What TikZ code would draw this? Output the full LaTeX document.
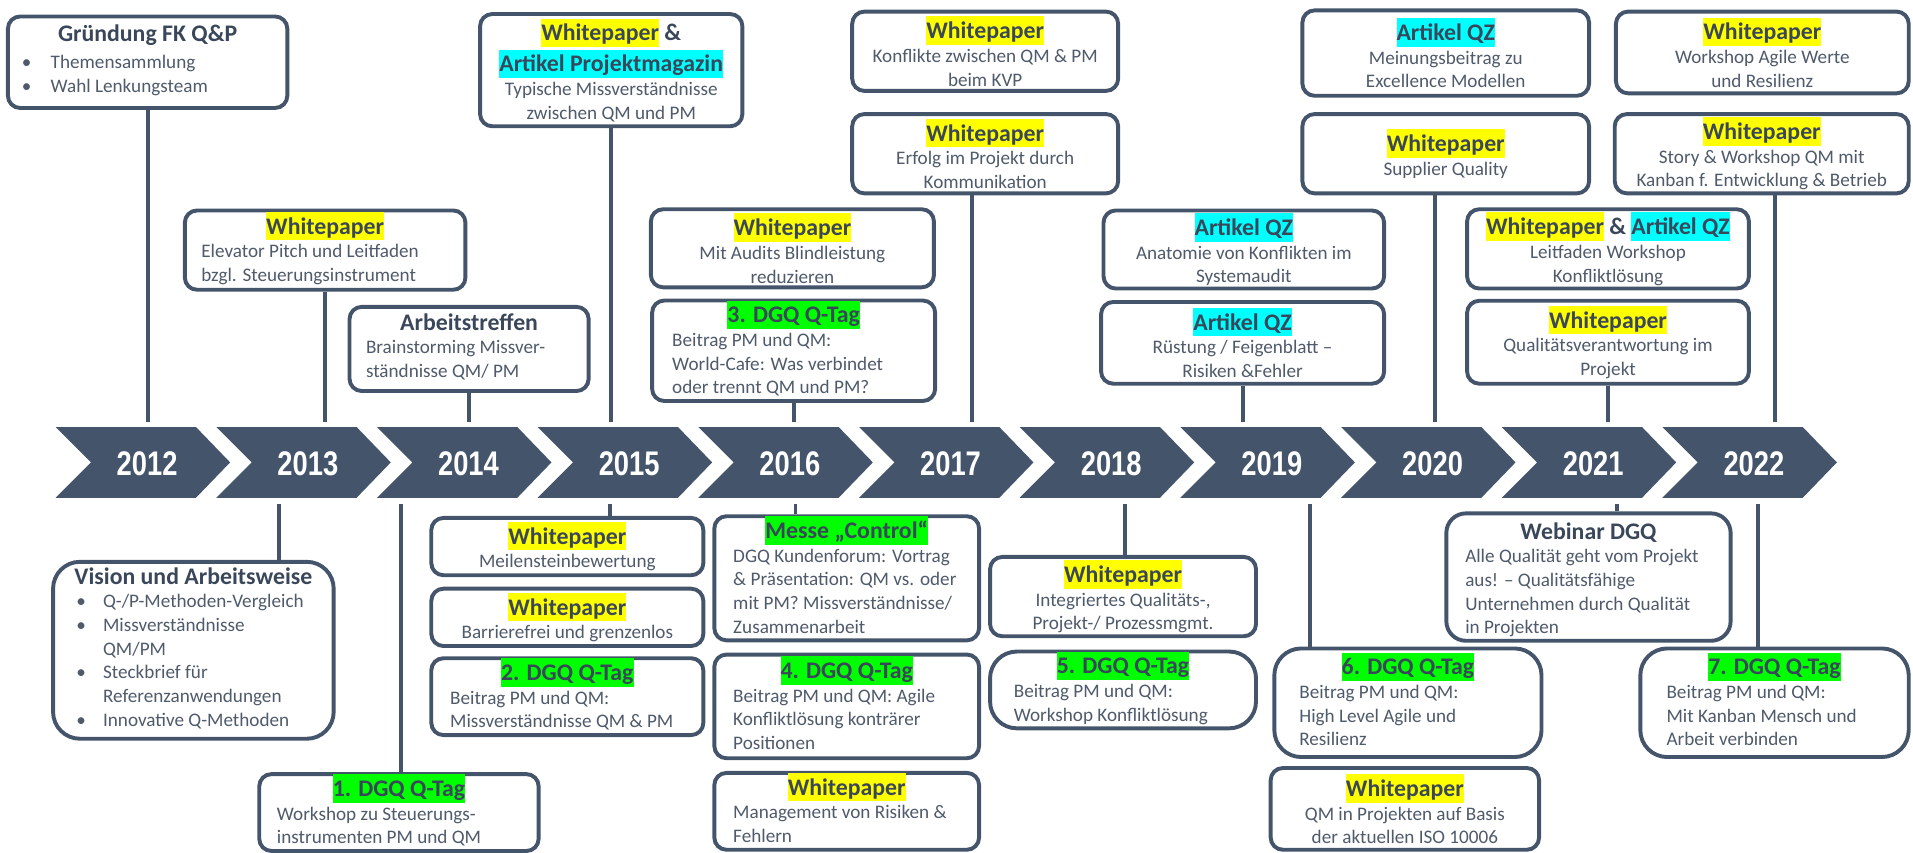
\documentclass[tikz,border=0pt]{standalone}
\usepackage{fontspec}
\usepackage{array}
\setmainfont{Carlito}
\newfontfamily\yearfont[FakeStretch=0.8]{Liberation Sans}
\definecolor{slate}{HTML}{44546A}
\definecolor{headcol}{HTML}{3A475A}
\definecolor{bodycol}{HTML}{4F5A6B}
\definecolor{wpyellow}{HTML}{FFFF00}
\definecolor{qzcyan}{HTML}{00FFFF}
\definecolor{qgreen}{HTML}{00FF00}
\setlength{\fboxsep}{0pt}
\newcommand{\boxhead}[1]{{\fontsize{19.5}{23}\selectfont\bfseries\color{headcol}#1}}
\newcommand{\hilite}[2]{\colorbox{#1}{\rule[-0.26em]{0pt}{1.2em}#2}}
\newcommand{\whp}{\hilite{wpyellow}{Whitepaper}}
\newcommand{\artqz}{\hilite{qzcyan}{Artikel QZ}}
\newcommand{\lft}[2]{\begin{tabular}[t]{@{}w{l}{#1}@{}}#2\end{tabular}}

\begin{document}
\begin{tikzpicture}[x=1pt,y=-1pt,
  box/.style={draw=slate,line width=3.2pt,rounded corners=10pt,fill=white,inner sep=0pt,
    align=center,text=bodycol,font=\fontsize{15.7}{19.4}\selectfont},
  round/.style={rounded corners=22pt},
  conn/.style={draw=slate,line width=3.2pt},
  chev/.style={fill=slate},
  year/.style={text=white,font=\yearfont\bfseries\fontsize{28}{28}\selectfont}]
\useasboundingbox (0,0) rectangle (1568,699);
\coordinate (topline) at (0,346);
\coordinate (botline) at (0,413);

\foreach \yr [count=\i from 0] in {2012,...,2022} {
  \pgfmathsetmacro\L{45.6+131.7*\i}
  \fill[chev] (\L,350) -- (\L+115,350) -- (\L+143,379) -- (\L+115,408) -- (\L,408) -- (\L+29,379) -- cycle;
  \node[year] (y\yr) at (\L+75,380) {\yr};
}

% oben
\node[box,minimum width=229pt,minimum height=75pt] (gruendung) at (121,51)
  {\boxhead{Gründung FK Q\&P}\\[3pt] \begin{tabular}[t]{@{}p{23.6pt}@{}p{182.4pt}@{}}\textbullet & Themensammlung\\ \textbullet & Wahl Lenkungsteam\end{tabular}};
\node[box,minimum width=230pt,minimum height=65pt] (elevator) at (266.5,205)
  {\boxhead{\whp}\\ \lft{203pt}{Elevator Pitch und Leitfaden\\ bzgl. Steuerungsinstrument}};
\node[box,minimum width=196pt,minimum height=69pt] (arbeit) at (384.5,286)
  {\boxhead{Arbeitstreffen}\\ \lft{169pt}{Brainstorming Missver-\\ ständnisse QM/ PM}};
\node[box,minimum width=215pt,minimum height=92pt] (typisch) at (501,57.5)
  {\boxhead{\whp{} \&}\\[1pt] \boxhead{\hilite{qzcyan}{Artikel Projektmagazin}}\\ Typische Missverständnisse\\ zwischen QM und PM};
\node[box,minimum width=232pt,minimum height=64pt] (audits) at (649.5,203.5)
  {\boxhead{\whp}\\ Mit Audits Blindleistung\\ reduzieren};
\node[box,minimum width=232pt,minimum height=80pt] (qtag3) at (650.5,287.5)
  {\boxhead{\hilite{qgreen}{3. DGQ Q-Tag}}\\ \lft{199pt}{Beitrag PM und QM:\\ World-Cafe: Was verbindet\\ oder trennt QM und PM?}};
\node[box,minimum width=218pt,minimum height=65pt] (kvp) at (807.5,42)
  {\boxhead{\whp}\\ Konflikte zwischen QM \& PM\\ beim KVP};
\node[box,minimum width=218pt,minimum height=65pt] (kommunikation) at (807.5,126)
  {\boxhead{\whp}\\ Erfolg im Projekt durch\\ Kommunikation};
\node[box,minimum width=230pt,minimum height=64pt] (anatomie) at (1019.5,204.5)
  {\boxhead{\artqz}\\ Anatomie von Konflikten im\\ Systemaudit};
\node[box,minimum width=232pt,minimum height=67pt] (ruestung) at (1018.5,281)
  {\boxhead{\artqz}\\ Rüstung / Feigenblatt –\\ Risiken \&Fehler};
\node[box,minimum width=235pt,minimum height=70pt] (excellence) at (1185,43.5)
  {\boxhead{\artqz}\\ Meinungsbeitrag zu\\ Excellence Modellen};
\node[box,minimum width=235pt,minimum height=65pt] (supplier) at (1185,126)
  {\boxhead{\whp}\\ Supplier Quality};
\node[box,minimum width=231pt,minimum height=65pt] (leitfaden) at (1318,204)
  {\boxhead{\whp{} \& \artqz}\\ Leitfaden Workshop\\ Konfliktlösung};
\node[box,minimum width=231pt,minimum height=68pt] (verantwortung) at (1318,280.5)
  {\boxhead{\whp}\\ Qualitätsverantwortung im\\ Projekt};
\node[box,minimum width=240pt,minimum height=67pt] (agile) at (1444.5,43)
  {\boxhead{\whp}\\ Workshop Agile Werte\\ und Resilienz};
\node[box,minimum width=241pt,minimum height=65pt] (kanban) at (1444,126)
  {\boxhead{\whp}\\ Story \& Workshop QM mit\\ Kanban f. Entwicklung \& Betrieb};

% unten
\node[box,round,minimum width=230pt,minimum height=145pt] (vision) at (158.5,533)
  {\boxhead{Vision und Arbeitsweise}\\ \begin{tabular}[t]{@{}p{22pt}@{}p{170pt}@{}}\textbullet & Q-/P-Methoden-Vergleich\\ \textbullet & Missverständnisse\\ & QM/PM\\ \textbullet & Steckbrief für\\ & Referenzanwendungen\\ \textbullet & Innovative Q-Methoden\end{tabular}};
\node[box,minimum width=229pt,minimum height=63pt] (qtag1) at (327,666)
  {\boxhead{\hilite{qgreen}{1. DGQ Q-Tag}}\\ \lft{200pt}{Workshop zu Steuerungs-\\ instrumenten PM und QM}};
\node[box,minimum width=223pt,minimum height=47pt] (meilenstein) at (465,448)
  {\boxhead{\whp}\\ Meilensteinbewertung};
\node[box,minimum width=223pt,minimum height=47pt] (barriere) at (465,506)
  {\boxhead{\whp}\\ Barrierefrei und grenzenlos};
\node[box,minimum width=223pt,minimum height=63pt] (qtag2) at (465,571)
  {\boxhead{\hilite{qgreen}{2. DGQ Q-Tag}}\\ \lft{192pt}{Beitrag PM und QM:\\ Missverständnisse QM \& PM}};
\node[box,minimum width=217pt,minimum height=99pt] (messe) at (694,474)
  {\boxhead{\hilite{qgreen}{Messe „Control“}}\\ \lft{186pt}{DGQ Kundenforum: Vortrag\\ \& Präsentation: QM vs. oder\\ mit PM? Missverständnisse/\\ Zusammenarbeit}};
\node[box,minimum width=217pt,minimum height=85pt] (qtag4) at (694,579)
  {\boxhead{\hilite{qgreen}{4. DGQ Q-Tag}}\\ \lft{186pt}{Beitrag PM und QM: Agile\\ Konfliktlösung konträrer\\ Positionen}};
\node[box,minimum width=217pt,minimum height=63pt] (risiken) at (694,665)
  {\boxhead{\whp}\\ \lft{186pt}{Management von Risiken \&\\ Fehlern}};
\node[box,minimum width=218pt,minimum height=65pt] (integriert) at (920.5,489)
  {\boxhead{\whp}\\ Integriertes Qualitäts-,\\ Projekt-/ Prozessmgmt.};
\node[box,round,minimum width=218pt,minimum height=62pt] (qtag5) at (920.5,565.5)
  {\boxhead{\hilite{qgreen}{5. DGQ Q-Tag}}\\ \lft{179pt}{Beitrag PM und QM:\\ Workshop Konfliktlösung}};
\node[box,round,minimum width=219pt,minimum height=89pt] (qtag6) at (1154,576)
  {\boxhead{\hilite{qgreen}{6. DGQ Q-Tag}}\\ \lft{178pt}{Beitrag PM und QM:\\ High Level Agile und\\ Resilienz}};
\node[box,minimum width=220pt,minimum height=67pt] (iso) at (1151.5,663)
  {\boxhead{\whp}\\ QM in Projekten auf Basis\\ der aktuellen ISO 10006};
\node[box,rounded corners=16pt,minimum width=233pt,minimum height=97pt] (webinar) at (1302,473)
  {\boxhead{\rule{0pt}{21pt}Webinar DGQ}\\ \lft{202pt}{Alle Qualität geht vom Projekt\\ aus! – Qualitätsfähige\\ Unternehmen durch Qualität\\ in Projekten}};
\node[box,round,minimum width=220pt,minimum height=89pt] (qtag7) at (1454.5,576)
  {\boxhead{\hilite{qgreen}{7. DGQ Q-Tag}}\\ \lft{177pt}{Beitrag PM und QM:\\ Mit Kanban Mensch und\\ Arbeit verbinden}};

% Verbindungen
\foreach \n in {gruendung,elevator,arbeit,typisch,qtag3,ruestung,verantwortung}
  \draw[conn] (\n.south) -- (\n.south |- topline);
\draw[conn] ([xshift=-10.5pt]kommunikation.south) -- ([xshift=-10.5pt]kommunikation.south |- topline);
\draw[conn] ([xshift=-9pt]supplier.south) -- ([xshift=-9pt]supplier.south |- topline);
\draw[conn] ([xshift=11pt]kanban.south) -- ([xshift=11pt]kanban.south |- topline);
\draw[conn] ([xshift=70.5pt]vision.north) -- ([xshift=70.5pt]vision.north |- botline);
\draw[conn] ([xshift=2pt]qtag1.north) -- ([xshift=2pt]qtag1.north |- botline);
\draw[conn] ([xshift=35pt]meilenstein.north) -- ([xshift=35pt]meilenstein.north |- botline);
\draw[conn] ([xshift=-42pt]messe.north) -- ([xshift=-42pt]messe.north |- botline);
\draw[conn] ([xshift=1.5pt]integriert.north) -- ([xshift=1.5pt]integriert.north |- botline);
\draw[conn] ([xshift=-80pt]qtag6.north) -- ([xshift=-80pt]qtag6.north |- botline);
\draw[conn] ([xshift=23pt]webinar.north) -- ([xshift=23pt]webinar.north |- botline);
\draw[conn] ([xshift=-13.5pt]qtag7.north) -- ([xshift=-13.5pt]qtag7.north |- botline);
\end{tikzpicture}
\end{document}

════════════════════

## [Problem statement]
Restate exactly, please, only the lines between the start of the data and the line containing "(botline) at (0,413);", both ends included, skipping the pictures.

## [Solution for this task]
What TikZ code would draw this? Output the full LaTeX document.
\documentclass[tikz,border=0pt]{standalone}
\usepackage{fontspec}
\usepackage{array}
\setmainfont{Carlito}
\newfontfamily\yearfont[FakeStretch=0.8]{Liberation Sans}
\definecolor{slate}{HTML}{44546A}
\definecolor{headcol}{HTML}{3A475A}
\definecolor{bodycol}{HTML}{4F5A6B}
\definecolor{wpyellow}{HTML}{FFFF00}
\definecolor{qzcyan}{HTML}{00FFFF}
\definecolor{qgreen}{HTML}{00FF00}
\setlength{\fboxsep}{0pt}
\newcommand{\boxhead}[1]{{\fontsize{19.5}{23}\selectfont\bfseries\color{headcol}#1}}
\newcommand{\hilite}[2]{\colorbox{#1}{\rule[-0.26em]{0pt}{1.2em}#2}}
\newcommand{\whp}{\hilite{wpyellow}{Whitepaper}}
\newcommand{\artqz}{\hilite{qzcyan}{Artikel QZ}}
\newcommand{\lft}[2]{\begin{tabular}[t]{@{}w{l}{#1}@{}}#2\end{tabular}}

\begin{document}
\begin{tikzpicture}[x=1pt,y=-1pt,
  box/.style={draw=slate,line width=3.2pt,rounded corners=10pt,fill=white,inner sep=0pt,
    align=center,text=bodycol,font=\fontsize{15.7}{19.4}\selectfont},
  round/.style={rounded corners=22pt},
  conn/.style={draw=slate,line width=3.2pt},
  chev/.style={fill=slate},
  year/.style={text=white,font=\yearfont\bfseries\fontsize{28}{28}\selectfont}]
\useasboundingbox (0,0) rectangle (1568,699);
\coordinate (topline) at (0,346);
\coordinate (botline) at (0,413);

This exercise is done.